The gymnasium floor was built up above its surroundings, in the design of a stage. The out of bounds area was designed to be very wide, which necessitated the placement of the benches at the end of the court. Even the actual basketball goals are quirky as each is anchored by two far-reaching beams attached to support columns, with support cables stretching from the gym’s ceiling.
Some fans describe the experience of watching a game at Memorial Gym to that of watching a live movie.
The experience is not so magical for opposing players and coaches.
Former Kentucky Wildcat Josh Carrier describes the experience as follows:
“Playing at Vanderbilt is definitely a home court advantage. The backdrop is like no other gym in the SEC. They always have a great fan environment that makes it tough. If Vandy makes shots, they are always a formidable opponent in Memorial Gym.”
Allen Edwards, who played for Kentucky during the magical run in the mid-1990’s, adds, “It is just so different because of the benches and checking into the game. But, it is a great road atmosphere.”

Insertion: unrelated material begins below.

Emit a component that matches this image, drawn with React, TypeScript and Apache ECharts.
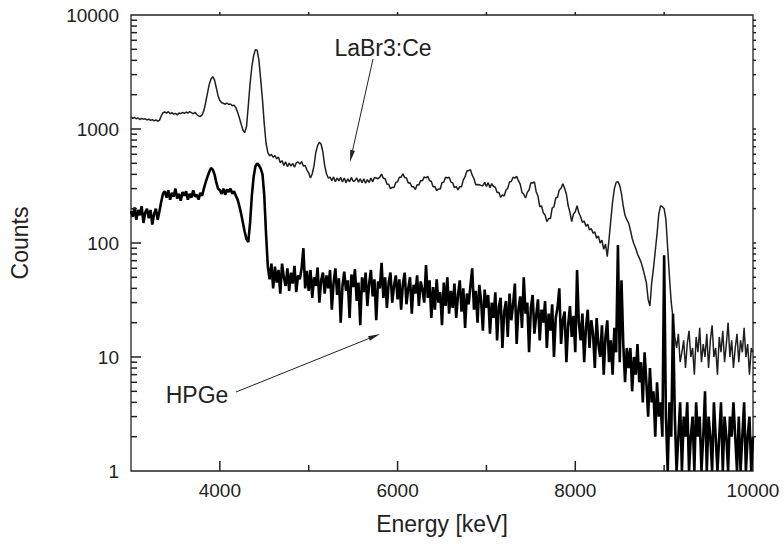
import React, { useEffect, useRef } from "react";
import * as echarts from "echarts";

// Spectrum channel grid (keV)
const ENERGY_START = 3000;
const ENERGY_STEP = 20;

// LaBr3:Ce counts, one value per 20 keV from 3000 to 10000 keV
const laBrCounts = [
  1280, 1240, 1260, 1230, 1250, 1210, 1240, 1220, 1230, 1200,
  1220, 1190, 1210, 1180, 1200, 1170, 1190, 1300, 1390, 1410,
  1380, 1420, 1360, 1390, 1350, 1370, 1330, 1380, 1360, 1400,
  1370, 1410, 1380, 1420, 1390, 1360, 1400, 1340, 1300, 1290,
  1330, 1450, 1700, 2050, 2450, 2750, 2880, 2700, 2300, 1950,
  1780, 1700, 1680, 1650, 1690, 1640, 1660, 1600, 1620, 1540,
  1400, 1250, 1100, 980, 930, 1050, 1600, 2500, 3500, 4400,
  4950, 4900, 4000, 2700, 1800, 1100, 750, 620, 580, 600,
  565, 585, 548, 566, 505, 528, 478, 515, 468, 502,
  472, 498, 462, 505, 515, 492, 518, 474, 478, 436,
  412, 372, 405, 478, 625, 715, 765, 735, 625, 475,
  405, 372, 378, 352, 380, 345, 372, 350, 376, 343,
  372, 338, 366, 344, 376, 348, 352, 372, 342, 366,
  338, 366, 334, 360, 340, 372, 344, 376, 372, 366,
  378, 402, 370, 366, 330, 328, 300, 308, 306, 340,
  344, 378, 378, 404, 376, 372, 336, 338, 312, 312,
  294, 324, 322, 354, 352, 380, 372, 384, 352, 346,
  312, 312, 288, 298, 298, 338, 342, 378, 372, 378,
  342, 338, 306, 312, 292, 312, 312, 358, 382, 428,
  432, 440, 394, 366, 324, 326, 324, 320, 318, 340,
  314, 338, 306, 332, 312, 308, 278, 278, 252, 264,
  258, 292, 302, 344, 346, 378, 370, 384, 352, 328,
  278, 268, 248, 278, 292, 338, 336, 344, 282, 258,
  208, 212, 184, 176, 154, 164, 164, 202, 208, 248,
  252, 292, 302, 330, 302, 268, 212, 186, 154, 180,
  188, 212, 184, 170, 152, 156, 140, 146, 130, 134,
  122, 125, 110, 115, 100, 106, 88, 98, 76, 108,
  160, 230, 300, 340, 345, 320, 270, 210, 175, 160,
  150, 130, 110, 98, 90, 80, 74, 68, 60, 52,
  45, 32, 28, 45, 60, 85, 120, 180, 213, 208,
  200, 160, 90, 50, 30, 22, 15, 12, 16, 9,
  11, 14, 8, 13, 17, 10, 12, 7, 15, 11,
  18, 9, 13, 10, 16, 8, 14, 19, 10, 12,
  7, 15, 11, 17, 9, 13, 20, 10, 14, 8,
  12, 16, 9, 14, 11, 18, 10, 13, 7, 12,
  11,
];

// HPGe counts, one value per 20 keV from 3000 to 10000 keV
const hpgeCounts = [
  190, 170, 205, 160, 195, 175, 210, 150, 185, 200,
  165, 195, 145, 180, 200, 160, 190, 230, 270, 285,
  250, 290, 240, 275, 255, 300, 245, 270, 235, 280,
  260, 285, 240, 270, 250, 290, 255, 265, 240, 275,
  260, 300, 340, 380, 420, 455, 440, 400, 340, 300,
  290, 270, 300, 265, 295, 280, 300, 270, 285, 260,
  240, 210, 180, 150, 125, 108, 102, 150, 260, 380,
  470, 500, 480, 450, 400, 260, 120, 62, 48, 66,
  40, 62, 45, 58, 36, 66, 50, 42, 60, 38,
  55, 44, 63, 37, 52, 48, 60, 90, 40, 57,
  38, 58, 33, 50, 42, 61, 30, 47, 55, 36,
  52, 40, 58, 26, 45, 60, 35, 49, 20, 42,
  56, 38, 47, 22, 53, 41, 59, 31, 45, 19,
  50, 37, 55, 28, 44, 58, 34, 48, 21, 46,
  40, 67, 33, 50, 27, 45, 55, 30, 42, 52,
  32, 48, 26, 44, 55, 29, 40, 50, 24, 43,
  36, 52, 28, 46, 39, 30, 64, 33, 47, 22,
  41, 26, 48, 30, 37, 19, 45, 28, 50, 24,
  38, 27, 44, 22, 35, 47, 25, 40, 18, 36,
  29, 42, 60, 26, 38, 20, 43, 31, 17, 39,
  27, 35, 16, 30, 22, 37, 14, 28, 33, 12,
  25, 31, 15, 36, 21, 29, 44, 13, 26, 34,
  18, 50, 24, 30, 11, 27, 35, 16, 23, 32,
  14, 26, 20, 31, 12, 24, 17, 29, 10, 22,
  27, 40, 13, 21, 25, 9, 19, 28, 15, 23,
  11, 58, 20, 14, 24, 9, 18, 26, 12, 21,
  16, 8, 22, 13, 10, 19, 7, 15, 21, 9,
  14, 7, 18, 11, 96, 9, 47, 13, 6, 12,
  8, 12, 5, 10, 7, 13, 6, 9, 4, 11,
  6, 3, 8, 4, 5, 2, 6, 3, 4, 2,
  78, 3, 1, 4, 2, 24, 3, 1, 2, 4,
  1, 3, 2, 4, 1, 2, 3, 1, 4, 2,
  3, 1, 2, 5, 1, 3, 2, 1, 4, 2,
  1, 2, 4, 1, 3, 2, 1, 3, 2, 4,
  2, 1, 3, 1, 2, 4, 1, 2, 3, 1,
  2,
];

// Axis range, ticks and labels
const X_MIN = 3000;
const X_MAX = 10000;
const Y_MIN = 1;
const Y_MAX = 10000;
const xLabelValues = [4000, 6000, 8000, 10000];
const xMajorTicks = [4000, 6000, 8000];
const xMinorTicks = [5000, 7000, 9000];
const xTopTicks = [4000, 5000, 6000, 7000, 8000, 9000];
const yMajorTickValues = [10, 100, 1000];
const yMinorTickValues = [
  2, 3, 4, 5, 6, 7, 8, 9,
  20, 30, 40, 50, 60, 70, 80, 90,
  200, 300, 400, 500, 600, 700, 800, 900,
  2000, 3000, 4000, 5000, 6000, 7000, 8000, 9000,
];

const FONT = "'Liberation Sans', Arial, Helvetica, sans-serif";
const INK = "#222";

export default function App() {
  const ref = useRef<HTMLDivElement>(null);

  useEffect(() => {
    if (!ref.current) return;
    const chart = echarts.init(ref.current, undefined, { renderer: "svg" });

    const toPairs = (arr: number[]) =>
      arr.map((c, i) => [ENERGY_START + i * ENERGY_STEP, c]);

    chart.setOption({
      animation: false,
      backgroundColor: "#fff",
      grid: {
        left: 130,
        right: 31,
        top: 15,
        bottom: 76,
        show: true,
        borderColor: INK,
        borderWidth: 1.3,
        backgroundColor: "transparent",
      },
      xAxis: {
        type: "value",
        min: X_MIN,
        max: X_MAX,
        position: "bottom",
        axisLine: { show: false, onZero: false },
        axisTick: { show: false },
        axisLabel: {
          customValues: xLabelValues,
          fontSize: 19,
          color: INK,
          margin: 10,
          fontFamily: FONT,
          formatter: (v: number) => String(v),
        },
        splitLine: { show: false },
        name: "Energy [keV]",
        nameLocation: "middle",
        nameGap: 41,
        nameTextStyle: { fontSize: 23, color: INK, fontFamily: FONT },
      },
      yAxis: {
        type: "log",
        logBase: 10,
        min: Y_MIN,
        max: Y_MAX,
        position: "left",
        axisLine: { show: false, onZero: false },
        axisTick: { show: false },
        axisLabel: {
          fontSize: 19,
          color: INK,
          margin: 12,
          fontFamily: FONT,
          formatter: (v: number) => String(v),
        },
        splitLine: { show: false },
        name: "Counts",
        nameLocation: "middle",
        nameGap: 100,
        nameTextStyle: { fontSize: 23, color: INK, fontFamily: FONT },
      },
      series: [
        {
          name: "LaBr3:Ce",
          type: "line",
          data: toPairs(laBrCounts),
          showSymbol: false,
          symbol: "none",
          lineStyle: { color: "#1f1f1f", width: 1.5 },
          z: 2,
        },
        {
          name: "HPGe",
          type: "line",
          data: toPairs(hpgeCounts),
          showSymbol: false,
          symbol: "none",
          lineStyle: { color: "#000", width: 2.6 },
          z: 3,
        },
      ],
    });

    // tick marks placed through the chart's own scales
    const toPx = (x: number, y: number) =>
      chart.convertToPixel({ seriesIndex: 0 }, [x, y]) as number[];
    const tickLines: any[] = [];
    const addTicks = (pts: number[][], dx: number, dy: number) => {
      pts.forEach(([x, y]) => {
        const p = toPx(x, y);
        tickLines.push({
          type: "line",
          z: 100,
          shape: { x1: p[0], y1: p[1], x2: p[0] + dx, y2: p[1] + dy },
          style: { stroke: INK, lineWidth: 1.5 },
        });
      });
    };
    addTicks(yMajorTickValues.map((v) => [X_MIN, v]), 10, 0);
    addTicks(yMinorTickValues.map((v) => [X_MIN, v]), 6, 0);
    addTicks(yMajorTickValues.concat(yMinorTickValues).map((v) => [X_MAX, v]), 3, 0);
    addTicks(xMajorTicks.map((x) => [x, Y_MIN]), 0, -10);
    addTicks(xMinorTicks.map((x) => [x, Y_MIN]), 0, -6);
    addTicks(xTopTicks.map((x) => [x, Y_MAX]), 0, -3);

    chart.setOption({
      graphic: [
        {
          type: "text",
          x: 383,
          y: 48,
          style: { text: "LaBr3:Ce", fontSize: 23, fontFamily: FONT, fill: INK, align: "center", verticalAlign: "middle" },
        },
        {
          type: "line",
          shape: { x1: 373, y1: 59, x2: 352.6, y2: 150.3 },
          style: { stroke: INK, lineWidth: 1 },
        },
        {
          type: "polygon",
          shape: { points: [[350, 162], [355.0, 150.8], [350.2, 149.8]] },
          style: { fill: INK },
        },
        {
          type: "text",
          x: 197,
          y: 395,
          style: { text: "HPGe", fontSize: 23, fontFamily: FONT, fill: INK, align: "center", verticalAlign: "middle" },
        },
        {
          type: "line",
          shape: { x1: 236, y1: 392, x2: 368.9, y2: 338.5 },
          style: { stroke: INK, lineWidth: 1 },
        },
        {
          type: "polygon",
          shape: { points: [[380, 334], [369.8, 340.8], [368.0, 336.2]] },
          style: { fill: INK },
        },
        ...tickLines,
      ],
    });

    return () => chart.dispose();
  }, []);

  return (
    <div
      ref={ref}
      style={{ position: "fixed", left: 0, top: 0, width: 784, height: 547, background: "#fff" }}
    />
  );
}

I talked to Morehead State head coach Donnie Tyndall tonight to get a coach’s perspective on the venue. Tyndall was the head coach last season when MSU visited Nashville and he coached there several times as an assistant to John Brady at LSU. Here are his thoughts on Memorial Gymnasium:
“First off, it is just a very unique gym and I don’t think there’s anything like it in college basketball. Add to that the fact that Vandy’s fans are some of the best in the SEC and it makes it extremely advantageous for Vanderbilt. It is next to impossible to communicate with your team there, particularly when you are on the far end. You cannot call out ball screens and other assignments like you normally would and it is always loud. Your team can never hear you. In preparing for that game, would often bring a loud boombox into practice and blast music as loud as possible. The night before the game, we’d practice there by standing at the far end of the gym away from the players and calling out plays and assignments. It is just a unique place and gives Vanderbilt a huge homecourt advantage.”
Kentucky has certainly had its fair share of tough times at Vanderbilt in the past 8 visits. During that time, the Wildcats are 2-6, including a 93-52 shilacking in the 2008 season. In that game, Kentucky scored 11 first half points.
Let’s hope we can start a winning trend Saturday.